Of course, there are moral frameworks inspired by science. They value human life, because it’s the most complex thing in the known Universe, or because there’s no evidence there will be an afterlife to look forward to. The most popular one of such moral frameworks is utilitarianism that seeks to maximize happiness and minimize suffering of all sentient creatures on Earth.

But there’s no law of the Universe saying pain is bad and happiness is good.

A different moral system could say that pain is good as long as it fuels growth. Taken to its logical consequence, pure utilitarianism would lock us all in virtual realities, so that we can experience nothing but everlasting joy. If that feels somehow wrong, it means there are things in live that you value more than the experience of permanent bliss. Again, you value them because of your choice, gut feeling, subscribing to some moral code, not because there is objective evidence that valuing such things is better. Saying that something is better is already a value judgement of its own.

Using science as the only tool to make sense of the world is like trying to communicate in a language that only has adjectives and nouns. We can analyse, classify, and write down all the facts, but no one has any clue about what happens next. (Then someone tries to make the nouns behave like verbs, and we end up with Java, the most utilitarian language of all).

Science provides no moral solid ground on its own.
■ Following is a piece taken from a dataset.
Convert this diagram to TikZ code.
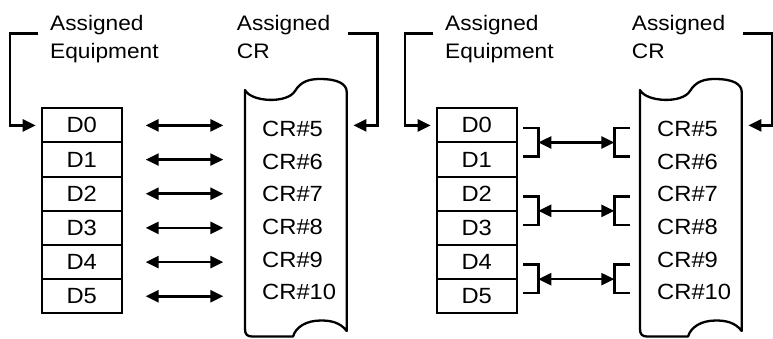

There can be no evidence of what is right or wrong. For someone who strongly believes in evidence and wants to build their whole world on top of that, this may come as a shock. You may spiral into outright nihilism like I did, unable to find any goal since they’re all equally arbitrary and therefore meaningless.

But in the end you may realize, we’ve all been building our castles in clouds for the whole time. Even though there’s no solid ground beneath, they are all somehow working just fine.